Figures released by the Department for Education today (Thursday, 12 October 2017) confirm the strong performance of this year’s GCSE candidates in Knowsley – who saw pass rates rise almost 7% more than the national average.
These first release provisional numbers show Knowsley’s class of 2017 scored a 7.4% increase in good passes at English and Maths, compared to only 0.5% nationally.
The results come after a period of intense focus on raising educational attainment across the borough, in a partnership between schools, Knowsley Council and the newly established Knowsley Education Commission.
Securing such a strong improvement in good passes across the borough is a real achievement, especially in a year when changes to the marking and grading system have been introduced.
Cllr Joan Lilly said:
“We’re incredibly proud of the achievement of the pupils, and of all those who have supported them – teachers, schools, governors, parents, the council and the Education Commission.
“It is extremely promising to see this work paying off in such a significant way – and we’re delighted that these results mean more pupils than ever getting the good grades they need to go on to their next steps.”
The figures released today are the first provisional national release of statistics since results day in August, and do not take into account any remarks. Final results will be released by the Government in early 2018.
With a new scoring system in place from this year, attention is now focused on pupil’s performance in these two core subjects – specifically the number of pupils who manage a Grade 4 or above in both English and Maths.
Across the borough this year, 46.6% of students achieved Grade 4 or above in both English and Maths, compared to 39.6% achieving the equivalent (Grade C or above in both English and Maths) last year. It means Knowsley has moved off the bottom of the national performance table for this measure.
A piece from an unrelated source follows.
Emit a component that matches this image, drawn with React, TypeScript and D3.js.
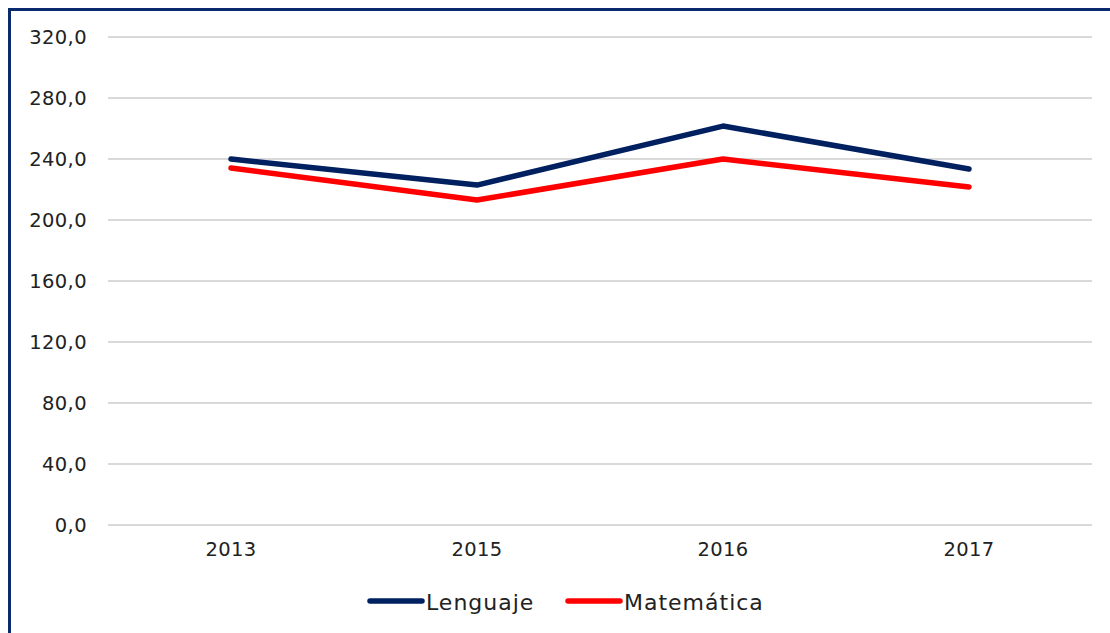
import React from 'react';
import * as d3 from 'd3';

const years = ['2013', '2015', '2016', '2017'];
const lenguaje = [240.0, 222.9, 261.6, 233.4];
const matematica = [234.1, 213.1, 240.0, 221.6];
const yTicks = [0, 40, 80, 120, 160, 200, 240, 280, 320];

const series = [
  { name: 'Lenguaje', values: lenguaje, color: '#002060' },
  { name: 'Matemática', values: matematica, color: '#ff0000' },
];

const W = 1110;
const H = 633;
const FONT = "'DejaVu Sans', sans-serif";

const App = () => {
  const xScale = d3.scaleBand<string>().domain(years).range([108, 1092]);
  const yScale = d3.scaleLinear().domain([0, 320]).range([525, 37]);

  const line = d3.line<number>()
    .x((_, i) => (xScale(years[i]) as number) + xScale.bandwidth() / 2)
    .y(d => yScale(d));

  const legendItems = [
    { x: 368, ...series[0] },
    { x: 566, ...series[1] },
  ];

  return (
    <svg
      width={W}
      height={H}
      style={{ position: 'absolute', left: 0, top: 0, background: '#fff' }}
      fontFamily={FONT}
    >
      <rect x={9.5} y={9.5} width={W + 20} height={H + 20} fill="none" stroke="#0b2a6e" strokeWidth={3} />

      <g className="grid">
        {yTicks.map(t => (
          <line key={t} x1={108} x2={1092} y1={yScale(t)} y2={yScale(t)} stroke="#d9d9d9" strokeWidth={2} />
        ))}
      </g>

      <g className="yAxis">
        {yTicks.map(t => (
          <text key={t} x={87} y={yScale(t)} dy="0.35em" textAnchor="end" fontSize={19.5} letterSpacing={0.4} fill="#222">
            {d3.format('.1f')(t).replace('.', ',')}
          </text>
        ))}
      </g>

      <g className="xAxis">
        {years.map(y => (
          <text key={y} x={(xScale(y) as number) + xScale.bandwidth() / 2} y={549} dy="0.35em" textAnchor="middle" fontSize={19.5} letterSpacing={0.4} fill="#222">
            {y}
          </text>
        ))}
      </g>

      <g className="lines">
        {series.map(s => (
          <path key={s.name} d={line(s.values) as string} fill="none" stroke={s.color} strokeWidth={5.5} strokeLinecap="round" strokeLinejoin="round" />
        ))}
      </g>

      <g className="legend">
        {legendItems.map(l => (
          <g key={l.name}>
            <line x1={l.x + 2} x2={l.x + 54} y1={601} y2={601} stroke={l.color} strokeWidth={5.5} strokeLinecap="round" />
            <text x={l.x + 58} y={602} dy="0.35em" fontSize={22} letterSpacing={1} fill="#222">{l.name}</text>
          </g>
        ))}
      </g>
    </svg>
  );
};

export default App;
All Saints Catholic High School in Kirkby saw the biggest increase in its performance – up an incredible 23% on last year with 52% of its pupils gaining good passes in both English and Maths. It follows a very positive Ofsted inspection for the school in July last year, which saw its ‘special measures’ tag removed and praise heaped up on the effective leadership and management at the school.
That strong leadership and management has been shown once again with the very strong GCSE performance this year.
St Edmund Arrowsmith Catholic High School in Whiston are also celebrating a rise in their results – with 56% of pupils gaining good English and Maths passes – up 6% on their equivalent results last year.
Meanwhile, Lord Derby Academy in Huyton, part of The Dean Trust, saw an incredible 11% increase (up to 51%) in the number of students gaining a Grade 4 or above in both subjects. In fact, the school saw rises across 17 different subject areas this year, including history, computer science and technology.
Halewood Academy increased the number of pupils gaining a Grade 4 or above in both English and Maths by 7% to 51%. It was further good news for the school after they were graded Good by Ofsted in May, following an impressive turnaround in standards.
This year’s strong set of results are a good indication that efforts to raise standards across the borough are paying off.
At All Saints Catholic High School in Kirkby, which recorded the highest increase in the borough, head teacher Tony McGuinness puts this down to the ‘achievement culture’ that has been cultivated.
“I genuinely believe that what we’re building here is an achievement culture. It’s something that will be sustainable for years to come, and not just a one-off. It’s something that we can build on in the future.
“We’re starting to see all the ‘ingredients’ we need for success coming together – unbelievable support from the parents, dedicated students, staff who are fantastic, and a learning environment which is fit for purpose.
“The local authority has invested more than a million pounds in improvements to the school building, which has contributed to the significant improvement in behaviour, and we’ve put an emphasis on standards such as punctuality and uniform.
“Our achievement culture is about our pupils valuing education and having an enjoyable experience in education, with lots of positive role models to get them ready for the world of work.”
Head boy at All Saints Catholic High School, Tylan Kaya, said he agreed this achievement culture was now an everyday part of school life.
“We’ve been given ambition. We see that we’re being pushed a lot more to achieve.
“We only have positive role models to look up and we know that they all started from the same place as us, they all have the same background.
“We know that as long we put in the work, we can go wherever we want; we can achieve whatever we want.”